From 2013 to 2016, I was a postdoctoral researcher in the Computer Science Department at Carnegie Mellon University (CMU). I worked on the XIA project and was advised by Professor Peter Steenkiste. My research focused on enabling evolvability for inter-domain routing and was published in SIGCOMM’17. In the Fall of 2013, I developed and taught the initial offering of CMU’s graduate class on cloud computing (15-719).
I completed my Ph.D. in the Electrical & Computer Engineering department at CMU in May 2013. I worked at the Parallel Data Lab (PDL) and was advised by Professor Greg Ganger. My dissertation work focused on how to use distributed-system tracing techniques to automate problem diagnosis tasks in cloud environments. Conference papers related to my dissertation were published in NSDI’11, InfoVis’13, and SoCC’16.
In 2007, I appeared in a PhDComics strip encouraging CS grad students to wear lab coats to work. In my spare time, I enjoy playing tennis, running, and photography. I also occasionally blog at Formalized Curiosity.
Harshal and Andrew’s work involves propagating trace context into the Linux kernel and extending LTTNG with support for recording the context. This work was part of their MIT primes high-school research project. Their presentation of this project at The Red Hat developers conference, Devconf.US was well received.
Diagnosing and fixing problems in distributed applications running in cloud environments is extremely challenging. One key reason is a lack of needed instrumentation: it is difficult to predict a priori where instrumentation is needed, what instrumentation is needed, and within what datacenter stack layer (e.g., application, virtualization, network) instrumentation is needed to provide visibility into future problems.
To help, this proposal describes a framework that will explore the search space of possible instrumentation choices to automatically enable the instrumentation needed to help engineers diagnose a new problem. This work builds on workflow-centric tracing (also called end-to-end tracing or distributed tracing), which was a focus of my dissertation work, machine-learning techniques, and domain-specific knowledge.
My Co-PIs and I are very excited to make progress on this project!
NSF CNS CSR Small: A just-in-time, cross-layer instrumentation framework to help diagnose performance problems in distributed applications. Raja R Sambasivan, Ayse K. Coskun, Orran Krieger. $460,249.

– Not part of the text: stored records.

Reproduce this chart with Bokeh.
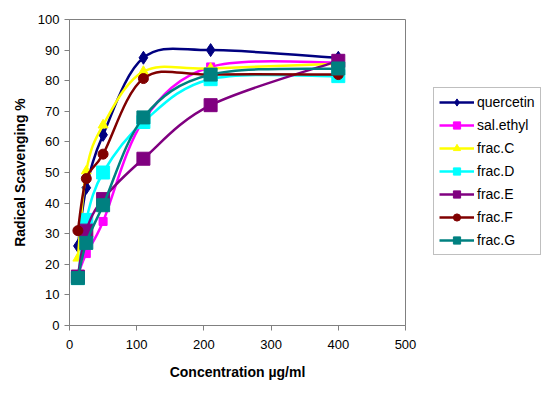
from bokeh.embed import file_html
from bokeh.models import Legend, LegendItem
from bokeh.plotting import figure
from bokeh.resources import INLINE

FONT = "Liberation Sans"

conc = [12.5, 25, 50, 110, 210, 400]

quercetin = [26, 45, 62.3, 87.5, 90, 87.5]
sal_ethyl = [16.5, 23.5, 34, 67, 84.5, 86]
frac_c = [22, 50.5, 65.5, 83, 84, 85.5]
frac_d = [15.5, 34.5, 50, 66.5, 80.5, 81.5]
frac_e = [16, 31, 41.3, 54.5, 72, 86.5]
frac_f = [31, 48, 56, 80.7, 82, 82]
frac_g = [15.5, 27, 39.3, 68, 82, 84]

x_ticks = [0, 100, 200, 300, 400, 500]
y_ticks = [0, 10, 20, 30, 40, 50, 60, 70, 80, 90, 100]

# name, values, colour, marker, marker size
series = [
    ("quercetin", quercetin, "#000080", "diamond", 13),
    ("sal.ethyl", sal_ethyl, "#FF00FF", "square", 8),
    ("frac.C", frac_c, "#FFFF00", "triangle", 10),
    ("frac.D", frac_d, "#00FFFF", "square", 13),
    ("frac.E", frac_e, "#800080", "square", 13),
    ("frac.F", frac_f, "#800000", "circle", 10),
    ("frac.G", frac_g, "#008080", "square", 13),
]


def smooth_segments(xs, ys):
    """Catmull-Rom control points, like Excel's smoothed line."""
    pts = list(zip(xs, ys))
    n = len(pts)
    out = {k: [] for k in ("x0", "y0", "x1", "y1", "cx0", "cy0", "cx1", "cy1")}
    for i in range(n - 1):
        p0 = pts[max(i - 1, 0)]
        p1 = pts[i]
        p2 = pts[i + 1]
        p3 = pts[min(i + 2, n - 1)]
        out["x0"].append(p1[0])
        out["y0"].append(p1[1])
        out["x1"].append(p2[0])
        out["y1"].append(p2[1])
        out["cx0"].append(p1[0] + (p2[0] - p0[0]) / 6)
        out["cy0"].append(p1[1] + (p2[1] - p0[1]) / 6)
        out["cx1"].append(p2[0] - (p3[0] - p1[0]) / 6)
        out["cy1"].append(p2[1] - (p3[1] - p1[1]) / 6)
    return out


p = figure(
    frame_width=336,
    frame_height=306,
    x_range=(0, 500),
    y_range=(0, 100),
    output_backend="svg",
    toolbar_location=None,
    min_border_left=69,
    min_border_right=129,
    min_border_top=19,
    min_border_bottom=70,
)
p.xgrid.visible = False
p.ygrid.visible = False
p.outline_line_color = "#808080"
p.background_fill_color = "white"

items = []
for name, vals, color, marker, size in series:
    seg = smooth_segments(conc, vals)
    p.bezier(**seg, line_color=color, line_width=2.5)
    leg_line = p.line(conc[:1], vals[:1], line_color=color, line_width=2.5)
    dots = p.scatter(conc, vals, marker=marker, size=size, fill_color=color, line_color=color)
    items.append(LegendItem(label=name, renderers=[leg_line, dots]))

legend = Legend(
    items=items,
    location=(28, 70),
    label_text_font=FONT,
    label_text_font_size="14px",
    label_text_color="black",
    glyph_width=35,
    glyph_height=18,
    label_height=18,
    label_standoff=3,
    spacing=5,
    padding=5,
    margin=0,
    border_line_color="#808080",
    border_line_width=1,
    background_fill_color="white",
    background_fill_alpha=1,
)
p.add_layout(legend, "right")

for ax in (p.xaxis, p.yaxis):
    ax.axis_line_color = "#808080"
    ax.major_tick_line_color = "#808080"
    ax.major_tick_out = 5
    ax.major_tick_in = 0
    ax.minor_tick_line_color = None
    ax.major_label_text_font = FONT
    ax.major_label_text_font_size = "13px"
    ax.major_label_text_color = "black"
    ax.axis_label_text_font = FONT
    ax.axis_label_text_font_size = "14px"
    ax.axis_label_text_font_style = "bold"
    ax.axis_label_text_color = "black"

p.xaxis.ticker = x_ticks
p.yaxis.ticker = y_ticks
p.xaxis.axis_label = "Concentration µg/ml"
p.yaxis.axis_label = "Radical Scavenging %"
p.xaxis.major_label_standoff = 9
p.yaxis.major_label_standoff = 5
p.xaxis.axis_label_standoff = 12
p.yaxis.axis_label_standoff = 7

open("out.html", "w").write(file_html(p, INLINE))
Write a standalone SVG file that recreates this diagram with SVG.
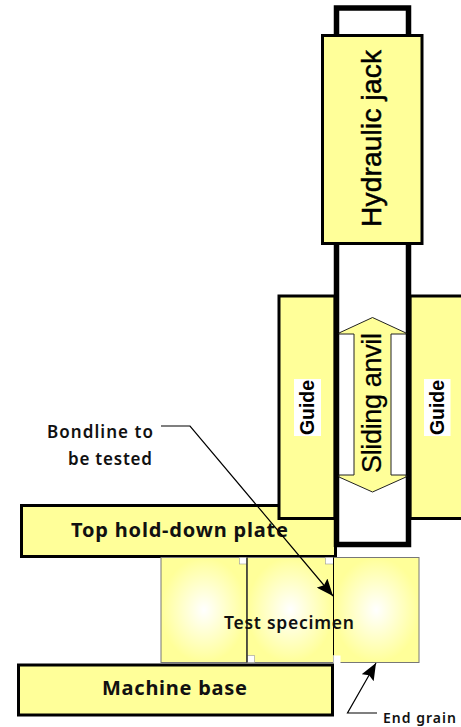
<svg xmlns="http://www.w3.org/2000/svg" width="461" height="727" viewBox="0 0 461 727">
<defs>
<style>
.box{fill:#ffff99;stroke:#000;stroke-width:3}
.t{font-family:"Liberation Sans",Arial,sans-serif;fill:#000}
.h{font-family:"Noto Sans","DejaVu Sans",sans-serif;font-weight:700;fill:#111}
.m{font-family:"Noto Sans","DejaVu Sans",sans-serif;font-weight:600;fill:#111}
.c{fill:none;stroke:#000;stroke-width:1.2}
.spec{fill:url(#g);stroke:#777;stroke-width:1}
.n{fill:#fff;stroke:#999;stroke-width:.6}
</style>
<radialGradient id="g" cx="50%" cy="50%" r="50%"><stop offset="0" stop-color="#ffffff"/><stop offset="1" stop-color="#ffff99"/></radialGradient>
<marker id="a" markerUnits="userSpaceOnUse" markerWidth="18" markerHeight="14" refX="17" refY="7" orient="auto"><path d="M0,0L17,7L0,14L3,7Z" fill="#000"/></marker>
</defs>
<rect width="461" height="727" fill="#fff"/>
<g id="top-plate"><rect class="box" x="21.500" y="505.500" width="314" height="51"/><text class="h" x="71" y="537" font-size="20" textLength="217">Top hold-down plate</text></g>
<g id="guide-left"><rect class="box" x="279" y="296" width="56" height="222.500"/><rect x="294" y="379" width="27" height="57" fill="#fff"/><text class="t" font-size="19.500" font-weight="700" transform="translate(314,435) rotate(-90)" textLength="55">Guide</text></g>
<g id="guide-right"><rect class="box" x="410" y="296" width="56" height="222.500"/><rect x="424" y="379" width="26.500" height="57" fill="#fff"/><text class="t" font-size="19.500" font-weight="700" transform="translate(443.500,435) rotate(-90)" textLength="55">Guide</text></g>
<g id="jack-cylinder"><path d="M336.500,547V8H408.500V544.500H336.500" fill="#fff" stroke="#000" stroke-width="5.500"/></g>
<g id="sliding-anvil"><path d="M339,333L372.500,317.500L406,333V334H391V475H406V477L372.500,492L339,477V475H354V334H339Z" fill="#ffff99" stroke="#222" stroke-width="1"/><text class="t" font-size="27" stroke="#000" stroke-width=".25" transform="translate(381,473) rotate(-90)" textLength="140">Sliding anvil</text></g>
<g id="hydraulic-jack"><rect class="box" x="322.500" y="35.500" width="99.500" height="208"/><text class="t" font-size="28" stroke="#000" stroke-width=".5" transform="translate(381,227) rotate(-90)" textLength="177">Hydraulic jack</text></g>
<g id="specimen-1"><rect class="spec" x="161" y="557.500" width="86" height="105"/><rect class="n" x="239.500" y="557.500" width="7.500" height="6.500"/></g>
<g id="specimen-2"><rect class="spec" x="247" y="557.500" width="86.500" height="105"/><rect class="n" x="325.500" y="557.500" width="8" height="6.500"/><rect class="n" x="247.500" y="655.500" width="7" height="7"/></g>
<g id="specimen-3"><rect class="spec" x="333.500" y="557.500" width="85.500" height="105"/><rect x="333.500" y="655.500" width="7" height="7.500" fill="#fff"/></g>
<path d="M247,557.500V662.500M333.500,557.500V655" stroke="#000" stroke-width="1" fill="none"/>
<text class="m" x="224" y="629" font-size="17.500" textLength="130">Test specimen</text>
<g id="machine-base"><rect class="box" x="18.500" y="665" width="314" height="50"/><text class="h" x="102" y="695" font-size="20" textLength="145">Machine base</text></g>
<g id="connectors"><path class="c" d="M161,426H190L333,596" marker-end="url(#a)"/><path class="c" d="M377,713H347.500L376,663" marker-end="url(#a)"/></g>
<g id="labels"><text class="m" x="47" y="438" font-size="17" textLength="106">Bondline to</text><text class="m" x="68" y="465" font-size="17" textLength="84">be tested</text><text class="m" x="383" y="723" font-size="14" textLength="73">End grain</text></g>
</svg>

Thanks to NSF for selecting me to attend this workshop and for funding my travel costs. I’m looking forward to learn more about NSF’s programs and how to write great proposals :).
Harshal and Andrew’s project, Tarpan: a router that supports evolvability, involved implementing a robust version of D-BGP in Quagga. D-BGP is a version of BGP that includes extensions that let it bootstrap evolvability to new inter-domain routing protocols—i.e., facilitate their deployment and gradually deprecate itself in favor of one or more of them. D-BGP was the focus of my postdoc research and was published in SIGCOMM’17. Harshal and Andrew are high school students from the MIT primes research program.
Congrats to Harshal and Andrew on this accomplishment!
Our paper, “Bootstrapping evolvability for inter-domain routing with D-BGP,” was accepted to SIGCOMM’17!
Our paper, “Principled workflow-centric tracing of distributed systems,” was accepted to SoCC’16! Workflow-centric tracing (also called end-to-end tracing or distributed-systems tracing) captures the work done within and among distributed-system components to service individual requests. Due to its ability to provide deep visibility into complex distributed system behavior, it is rapidly being adopted by industry (e.g., by Facebook, Google, Yelp).
This paper identifies the design decisions that must be made within a workflow-centric tracing infrastructure to support common tracing use cases, such as diagnosis and resource accounting. To do so, it discusses the authors’ extensive previous experiences with tracing and systematizes the breadth of past work on this topic. A key outcome of this work is that no single tracing infrastructure design is sufficient to satisfy the common tracing use cases.